[BEGIN]

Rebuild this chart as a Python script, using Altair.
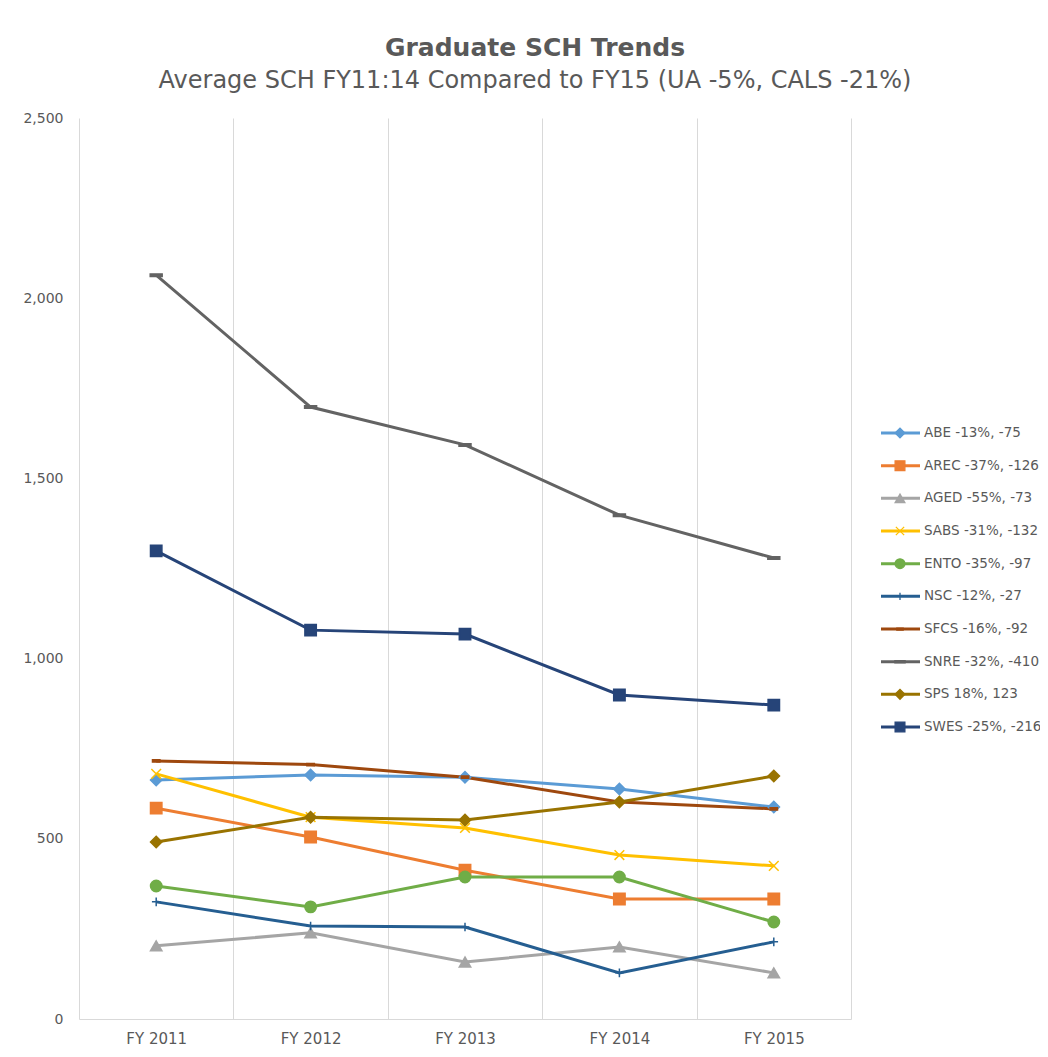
import altair as alt
import pandas as pd

years = ["FY 2011", "FY 2012", "FY 2013", "FY 2014", "FY 2015"]
series = ["ABE", "AREC", "AGED", "SABS", "ENTO", "NSC", "SFCS", "SNRE", "SPS", "SWES"]
legend_labels = [
    "ABE -13%, -75", "AREC -37%, -126", "AGED -55%, -73", "SABS -31%, -132",
    "ENTO -35%, -97", "NSC -12%, -27", "SFCS -16%, -92", "SNRE -32%, -410",
    "SPS 18%, 123", "SWES -25%, -216",
]
abe = [663, 677, 671, 638, 588]
arec = [585, 505, 413, 333, 333]
aged = [203, 239, 158, 200, 128]
sabs = [680, 560, 530, 455, 425]
ento = [369, 311, 394, 394, 269]
nsc = [325, 258, 255, 128, 214]
sfcs = [716, 706, 671, 602, 583]
snre = [2064, 1698, 1593, 1398, 1279]
sps = [491, 560, 552, 602, 674]
swes = [1299, 1079, 1068, 899, 871]
values = [abe, arec, aged, sabs, ento, nsc, sfcs, snre, sps, swes]
y_ticks = [0, 500, 1000, 1500, 2000, 2500]

colors = ["#5B9BD5", "#ED7D31", "#A5A5A5", "#FFC000", "#70AD47",
          "#255E91", "#9E480E", "#636363", "#997300", "#264478"]
shapes = [
    "diamond", "square", "triangle-up",
    "M-0.85,-0.85L0.85,0.85M-0.85,0.85L0.85,-0.85",
    "circle",
    "M-0.75,0H0.75M0,-0.75V0.75",
    "M-0.65,-0.2H0.65V0.2H-0.65Z",
    "M-1.05,-0.22H1.05V0.22H-1.05Z",
    "diamond", "square",
]

rows = []
for s, vals in zip(series, values):
    for i, (y, v) in enumerate(zip(years, vals)):
        rows.append({"series": s, "year": y, "order": i, "value": v})
df = pd.DataFrame(rows)
leg_df = pd.DataFrame({"series": series, "label": legend_labels})

color_scale = alt.Scale(domain=series, range=colors)
shape_scale = alt.Scale(domain=series, range=shapes)

x_enc = alt.X(
    "year:N", sort=years, title=None,
    scale=alt.Scale(type="band", paddingInner=0, paddingOuter=0),
    axis=alt.Axis(labelAngle=0, labelFont="DejaVu Sans", labelFontSize=15,
                  labelColor="#595959", labelPadding=12, ticks=False,
                  domainColor="#D9D9D9", domainWidth=1, grid=True,
                  gridColor="#D9D9D9", gridWidth=1, tickBand="extent"),
)
y_enc = alt.Y(
    "value:Q", title=None,
    scale=alt.Scale(domain=[0, 2500], nice=False),
    axis=alt.Axis(values=y_ticks, labelExpr="format(datum.value, ',')",
                  labelFont="DejaVu Sans", labelFontSize=14, labelColor="#595959",
                  labelPadding=16, ticks=False, domain=False, grid=False),
)

lines = alt.Chart(df).mark_line(strokeWidth=3).encode(
    x=x_enc, y=y_enc,
    color=alt.Color("series:N", scale=color_scale, legend=None),
    order="order:Q",
    detail="series:N",
)
points = alt.Chart(df).mark_point(filled=True, size=130, strokeWidth=1.5, opacity=1).encode(
    x=x_enc,
    y=y_enc,
    color=alt.Color("series:N", scale=color_scale, legend=None),
    stroke=alt.Stroke("series:N", scale=color_scale, legend=None),
    shape=alt.Shape("series:N", scale=shape_scale, legend=None),
)
main = alt.layer(lines, points)

leg_y = alt.Y("series:N", sort=series, axis=None,
              scale=alt.Scale(type="point", range=[315, 609], padding=0))
leg_rule = alt.Chart(leg_df).mark_rule(strokeWidth=3).encode(
    x=alt.value(802), x2=alt.value(841), y=leg_y,
    color=alt.Color("series:N", scale=color_scale, legend=None),
)
leg_pt = alt.Chart(leg_df).mark_point(filled=True, size=95, strokeWidth=1.3, opacity=1).encode(
    x=alt.value(821), y=leg_y,
    color=alt.Color("series:N", scale=color_scale, legend=None),
    stroke=alt.Stroke("series:N", scale=color_scale, legend=None),
    shape=alt.Shape("series:N", scale=shape_scale, legend=None),
)
leg_text = alt.Chart(leg_df).mark_text(
    align="left", baseline="middle", font="DejaVu Sans", fontSize=13.5, color="#595959"
).encode(x=alt.value(845), y=leg_y, text="label:N")
legend = alt.layer(leg_rule, leg_pt, leg_text)

chart = alt.layer(main, legend).resolve_scale(y="independent").properties(
    width=772, height=901,
    autosize=alt.AutoSizeParams(type="none"),
    padding={"left": 71, "top": 110, "right": 189, "bottom": 30},
    view=alt.ViewBackground(strokeWidth=0, stroke="transparent"),
    title=alt.TitleParams(
        text="Graduate SCH Trends",
        subtitle="Average SCH FY11:14 Compared to FY15 (UA -5%, CALS -21%)",
        anchor="middle", dx=70, offset=18,
        font="DejaVu Sans", fontSize=25, fontWeight="bold", color="#595959",
        subtitleFont="DejaVu Sans", subtitleFontSize=24, subtitleColor="#595959",
        subtitlePadding=8,
    ),
).configure_view(strokeWidth=0, stroke="transparent").configure_axisY(
    grid=False, domain=False
).configure(background="white")

chart.save("out.html", embed_options={"renderer": "svg", "actions": False})
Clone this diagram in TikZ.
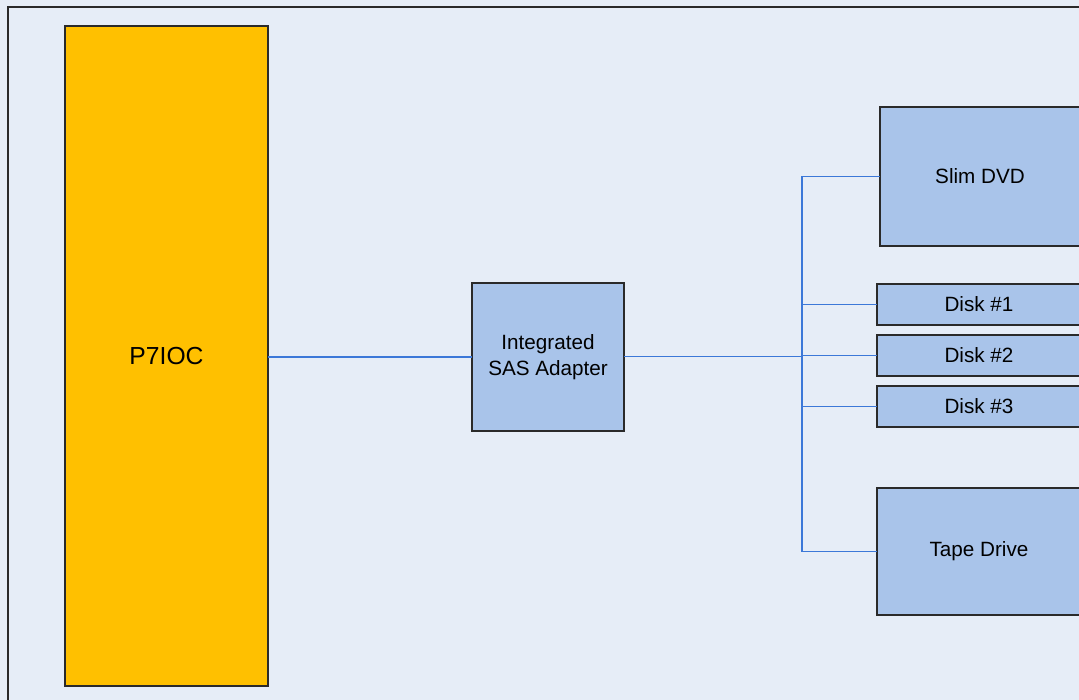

[END]

◆ **The problem**: Without the pictures, print the whole listing exactly as given.

◆ **Solution**:
Rebuild this chart as a Python script, using Altair.
import altair as alt
import pandas as pd

years = ["FY 2011", "FY 2012", "FY 2013", "FY 2014", "FY 2015"]
series = ["ABE", "AREC", "AGED", "SABS", "ENTO", "NSC", "SFCS", "SNRE", "SPS", "SWES"]
legend_labels = [
    "ABE -13%, -75", "AREC -37%, -126", "AGED -55%, -73", "SABS -31%, -132",
    "ENTO -35%, -97", "NSC -12%, -27", "SFCS -16%, -92", "SNRE -32%, -410",
    "SPS 18%, 123", "SWES -25%, -216",
]
abe = [663, 677, 671, 638, 588]
arec = [585, 505, 413, 333, 333]
aged = [203, 239, 158, 200, 128]
sabs = [680, 560, 530, 455, 425]
ento = [369, 311, 394, 394, 269]
nsc = [325, 258, 255, 128, 214]
sfcs = [716, 706, 671, 602, 583]
snre = [2064, 1698, 1593, 1398, 1279]
sps = [491, 560, 552, 602, 674]
swes = [1299, 1079, 1068, 899, 871]
values = [abe, arec, aged, sabs, ento, nsc, sfcs, snre, sps, swes]
y_ticks = [0, 500, 1000, 1500, 2000, 2500]

colors = ["#5B9BD5", "#ED7D31", "#A5A5A5", "#FFC000", "#70AD47",
          "#255E91", "#9E480E", "#636363", "#997300", "#264478"]
shapes = [
    "diamond", "square", "triangle-up",
    "M-0.85,-0.85L0.85,0.85M-0.85,0.85L0.85,-0.85",
    "circle",
    "M-0.75,0H0.75M0,-0.75V0.75",
    "M-0.65,-0.2H0.65V0.2H-0.65Z",
    "M-1.05,-0.22H1.05V0.22H-1.05Z",
    "diamond", "square",
]

rows = []
for s, vals in zip(series, values):
    for i, (y, v) in enumerate(zip(years, vals)):
        rows.append({"series": s, "year": y, "order": i, "value": v})
df = pd.DataFrame(rows)
leg_df = pd.DataFrame({"series": series, "label": legend_labels})

color_scale = alt.Scale(domain=series, range=colors)
shape_scale = alt.Scale(domain=series, range=shapes)

x_enc = alt.X(
    "year:N", sort=years, title=None,
    scale=alt.Scale(type="band", paddingInner=0, paddingOuter=0),
    axis=alt.Axis(labelAngle=0, labelFont="DejaVu Sans", labelFontSize=15,
                  labelColor="#595959", labelPadding=12, ticks=False,
                  domainColor="#D9D9D9", domainWidth=1, grid=True,
                  gridColor="#D9D9D9", gridWidth=1, tickBand="extent"),
)
y_enc = alt.Y(
    "value:Q", title=None,
    scale=alt.Scale(domain=[0, 2500], nice=False),
    axis=alt.Axis(values=y_ticks, labelExpr="format(datum.value, ',')",
                  labelFont="DejaVu Sans", labelFontSize=14, labelColor="#595959",
                  labelPadding=16, ticks=False, domain=False, grid=False),
)

lines = alt.Chart(df).mark_line(strokeWidth=3).encode(
    x=x_enc, y=y_enc,
    color=alt.Color("series:N", scale=color_scale, legend=None),
    order="order:Q",
    detail="series:N",
)
points = alt.Chart(df).mark_point(filled=True, size=130, strokeWidth=1.5, opacity=1).encode(
    x=x_enc,
    y=y_enc,
    color=alt.Color("series:N", scale=color_scale, legend=None),
    stroke=alt.Stroke("series:N", scale=color_scale, legend=None),
    shape=alt.Shape("series:N", scale=shape_scale, legend=None),
)
main = alt.layer(lines, points)

leg_y = alt.Y("series:N", sort=series, axis=None,
              scale=alt.Scale(type="point", range=[315, 609], padding=0))
leg_rule = alt.Chart(leg_df).mark_rule(strokeWidth=3).encode(
    x=alt.value(802), x2=alt.value(841), y=leg_y,
    color=alt.Color("series:N", scale=color_scale, legend=None),
)
leg_pt = alt.Chart(leg_df).mark_point(filled=True, size=95, strokeWidth=1.3, opacity=1).encode(
    x=alt.value(821), y=leg_y,
    color=alt.Color("series:N", scale=color_scale, legend=None),
    stroke=alt.Stroke("series:N", scale=color_scale, legend=None),
    shape=alt.Shape("series:N", scale=shape_scale, legend=None),
)
leg_text = alt.Chart(leg_df).mark_text(
    align="left", baseline="middle", font="DejaVu Sans", fontSize=13.5, color="#595959"
).encode(x=alt.value(845), y=leg_y, text="label:N")
legend = alt.layer(leg_rule, leg_pt, leg_text)

chart = alt.layer(main, legend).resolve_scale(y="independent").properties(
    width=772, height=901,
    autosize=alt.AutoSizeParams(type="none"),
    padding={"left": 71, "top": 110, "right": 189, "bottom": 30},
    view=alt.ViewBackground(strokeWidth=0, stroke="transparent"),
    title=alt.TitleParams(
        text="Graduate SCH Trends",
        subtitle="Average SCH FY11:14 Compared to FY15 (UA -5%, CALS -21%)",
        anchor="middle", dx=70, offset=18,
        font="DejaVu Sans", fontSize=25, fontWeight="bold", color="#595959",
        subtitleFont="DejaVu Sans", subtitleFontSize=24, subtitleColor="#595959",
        subtitlePadding=8,
    ),
).configure_view(strokeWidth=0, stroke="transparent").configure_axisY(
    grid=False, domain=False
).configure(background="white")

chart.save("out.html", embed_options={"renderer": "svg", "actions": False})
Clone this diagram in TikZ.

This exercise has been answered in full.